The ‘God Particle’: What The Higgs Boson Means To You

Physics is the study of matter and its motion through spacetime. Physicists have learned that the universe is composed of particles of many types. Some of these particles are associated with matter, while others are associated with energy. The Higgs Boson is said to be the “God particle,” in that it helps to transform energy into matter.

The World of Particles
Particle theory deals with the world of the minute particles that make up matter. Though most people have learned about the protons, neutrons and electrons, many more particles exist that are largely unseen. Scientists do know how to manipulate these particles to see their effects. Some particles are charged, have direction and possess other properties that cause them to create particular effects in matter. Research has shown that particles can broken down into smaller and smaller elementary units. Scientists have organized these particles in a system called the Standard Model, which describes 17 species of elementary particles, as well as their corresponding anti-matter particles.

What Are Bosons?
Particles are classified as either “elementary” or “composite,” depending whether can be broken down into smaller units. Bosons and fermions are elementary particles in that they cannot be broken down further. Bosons are associated with energy, in contrast with fermions that are generally associated with matter. These two particles serve different functions, but must work together to create what we know as matter. The boson was named after Indian physicist Satyendra Nath Bose.


The Higgs Boson
The Higgs boson was named for British physicist, Peter Higgs, who proposed the new particle in 1964. The Higgs boson is one of the largest particles, but it exists for only a few seconds and is extremely hard to detect. To put it simply, this particle produces a Higgs field that is described as a molasses-like pool that sticks to massless particles traveling through it. The massless particles then gain mass and can be incorporated into the natural world that we function in every day.

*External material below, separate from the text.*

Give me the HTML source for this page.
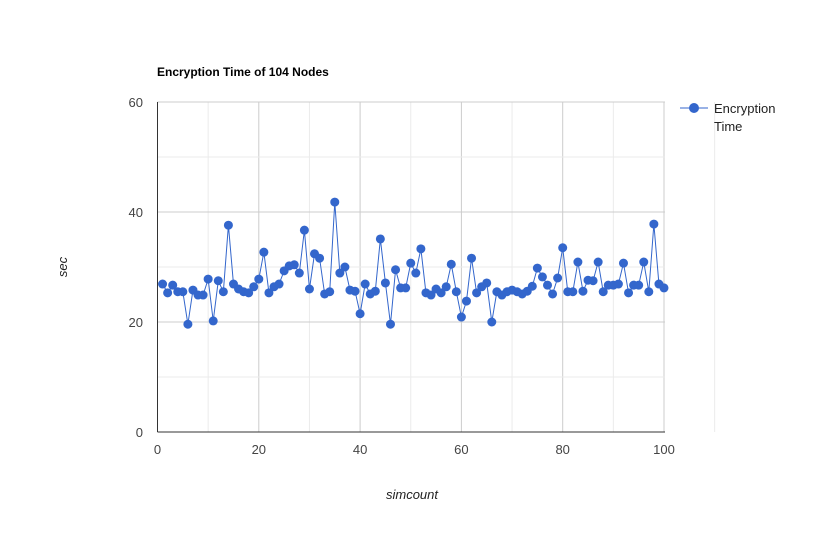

The Search For Higgs Boson
Since Higgs and other physicists proposed the God particle in the 1960s, researchers have been attempting to find this particle. The challenge lies in the particle’s origins. The Higgs boson only existed for a millionth of a millionth of a second after the Big Bang event 14 billion years ago. To re-create it, scientists must recreate the extraordinarily high-energy states that existed at that time. To do this, they utilize a particle supercollider, a long tube through which particles are hurled to collide against each other in order to measure their effects. Few colliders with enough power to produce the Higgs boson exist. The Large Hadron Collider at CERN, the European Center for Nuclear Research, on the border between France and Switzerland is one place where this kind of research can be done.

Higgs Boson Found?
In June of 2012, researchers in Geneva announced to the media that they had found a particle with characteristics very similar to those expected from the Higgs boson. It is the heaviest boson particle that has ever been found, but scientists say it is too soon to label it as the Higgs boson. Much more study must be done on the particle to be sure if it is, in fact, the proposed particle or something new and entirely different.